Back in the day, we worked on RAS. So we put in error detection
hardware (sometimes that was "firmware, or macrocode) and IBM and
all our competitors were doing the same. And the idea was to have
redundant power supplies so that a CE could do maint, and not
take down the system. And if possible, redundant channel paths to
a device controller so that you could pull a channel cable and
replace it.
Today, with IBM, you can add or subtract CPUs while the machine
is running. But, at least with the z15s, you could not add RAM
without taking the system down, as in power it down.

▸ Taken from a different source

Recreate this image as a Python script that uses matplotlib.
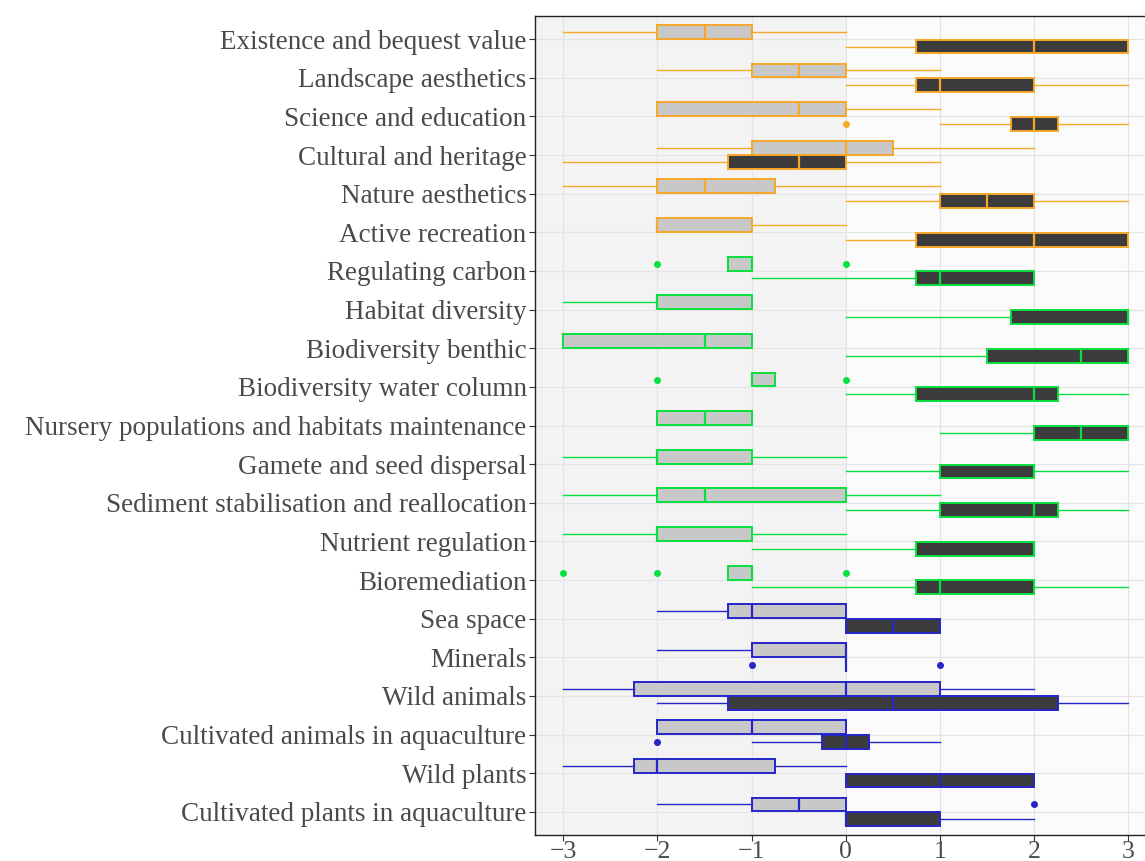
import matplotlib.pyplot as plt

categories = [
    "Existence and bequest value", "Landscape aesthetics", "Science and education",
    "Cultural and heritage", "Nature aesthetics", "Active recreation",
    "Regulating carbon", "Habitat diversity", "Biodiversity benthic",
    "Biodiversity water column", "Nursery populations and habitats maintenance",
    "Gamete and seed dispersal", "Sediment stabilisation and reallocation",
    "Nutrient regulation", "Bioremediation", "Sea space", "Minerals",
    "Wild animals", "Cultivated animals in aquaculture", "Wild plants",
    "Cultivated plants in aquaculture",
]
groups = ["cultural"] * 6 + ["regulating"] * 9 + ["provisioning"] * 6
group_colors = {"cultural": "#f7a72a", "regulating": "#08e040", "provisioning": "#2525c8"}

# (whisker low, Q1, median, Q3, whisker high)
light_stats = [
    (-3, -2, -1.5, -1, 0), (-2, -1, -0.5, 0, 1), (-2, -2, -0.5, 0, 1),
    (-2, -1, 0, 0.5, 2), (-3, -2, -1.5, -0.75, 1), (-2, -2, -2, -1, 0),
    (-1.25, -1.25, -1, -1, -1), (-3, -2, -2, -1, -1), (-3, -3, -1.5, -1, -1),
    (-1, -1, -1, -0.75, -0.75), (-2, -2, -1.5, -1, -1), (-3, -2, -2, -1, 0),
    (-3, -2, -1.5, 0, 1), (-3, -2, -2, -1, 0), (-1.25, -1.25, -1, -1, -1),
    (-2, -1.25, -1, 0, 0), (-2, -1, 0, 0, 0), (-3, -2.25, 0, 1, 2),
    (-2, -2, -1, 0, 0), (-3, -2.25, -2, -0.75, 0), (-2, -1, -0.5, 0, 0),
]
dark_stats = [
    (0, 0.75, 2, 3, 3), (0, 0.75, 1, 2, 3), (1, 1.75, 2, 2.25, 3),
    (-3, -1.25, -0.5, 0, 1), (0, 1, 1.5, 2, 3), (0, 0.75, 2, 3, 3),
    (-1, 0.75, 1, 2, 2), (0, 1.75, 3, 3, 3), (0, 1.5, 2.5, 3, 3),
    (0, 0.75, 2, 2.25, 3), (1, 2, 2.5, 3, 3), (0, 1, 2, 2, 3),
    (0, 1, 2, 2.25, 3), (-1, 0.75, 2, 2, 2), (-1, 0.75, 1, 2, 3),
    (0, 0, 0.5, 1, 1), (0, 0, 0, 0, 0), (-2, -1.25, 0.5, 2.25, 3),
    (-1, -0.25, 0, 0.25, 1), (0, 0, 1, 2, 2), (0, 0, 0, 1, 2),
]
light_outliers = [[], [], [], [], [], [], [-2, 0], [], [], [-2, 0], [], [], [], [],
                  [-3, -2, 0], [], [], [], [], [], [2]]
dark_outliers = [[], [], [0], [], [], [], [], [], [], [], [], [], [], [], [],
                 [], [-1, 1], [], [-2], [], []]

n = len(categories)
ypos = [n - i for i in range(n)]
offset = 0.19
box_h = 0.36

plt.rcParams["font.family"] = ["Liberation Serif", "DejaVu Serif"]

fig = plt.figure(figsize=(11.45, 8.61), dpi=100)
ax = fig.add_axes([0.4672, 0.0302, 0.543, 0.9512])


def to_stats(stats, outliers):
    return [dict(whislo=s[0], q1=s[1], med=s[2], q3=s[3], whishi=s[4], fliers=o)
            for s, o in zip(stats, outliers)]


def draw(stats, outliers, positions, fill):
    art = ax.bxp(to_stats(stats, outliers), positions=positions, widths=box_h,
                 orientation="horizontal", patch_artist=True, showcaps=False,
                 manage_ticks=False, zorder=3)
    for i, g in enumerate(groups):
        c = group_colors[g]
        art["boxes"][i].set(facecolor=fill, edgecolor=c, linewidth=1.4)
        art["medians"][i].set(color=c, linewidth=1.6)
        for w in art["whiskers"][2 * i:2 * i + 2]:
            w.set(color=c, linewidth=1.0, linestyle="-")
        art["fliers"][i].set(marker="o", markersize=4, markerfacecolor=c,
                             markeredgecolor=c, linestyle="none")


ax.axvspan(-3.3, 0, color="#f3f3f3", zorder=0, linewidth=0)
ax.set_facecolor("#fbfbfb")

draw(light_stats, light_outliers, [y + offset for y in ypos], "#c8c8c8")
draw(dark_stats, dark_outliers, [y - offset for y in ypos], "#3c3c3c")

ax.set_xlim(-3.3, 3.3)
ax.set_ylim(0.4, 21.6)
ax.set_xticks([-3, -2, -1, 0, 1, 2, 3])
ax.set_xticklabels(["\u22123", "\u22122", "\u22121", "0", "1", "2", "3"])
ax.set_yticks(ypos)
ax.set_yticklabels(categories)
ax.grid(True, color="#e4e4e4", linewidth=0.9)
ax.set_axisbelow(True)
ax.tick_params(axis="y", labelsize=19.5, labelcolor="#4a4a4a", color="#333333",
               length=4, width=0.8, pad=2)
ax.tick_params(axis="x", labelsize=18.5, labelcolor="#4a4a4a", color="#333333",
               length=4, width=0.8, pad=0)
for s in ax.spines.values():
    s.set_color("#222222")
    s.set_linewidth(1.0)

fig.savefig("out.png", dpi=100)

So that would be a RAS hit, or, cause you to miss your 99.999
target.
For people who do hardware and to some degree software (O/S
stuff), you do all you can to recover from any problem. I like VM
and its ability to see it is injured and it will IPL itself. But,
to keep those SLAs, there is SSI. So an LPAR can move its
workload to another LPAR (PAIRs determined in advance here) and
keep that work running. We did this at a large health insurer so
that we could do VM upgrades with no outages.
So how you measure that up time depends on the equipment and
ability to do HOT SWAP, and related so you do not take an outage.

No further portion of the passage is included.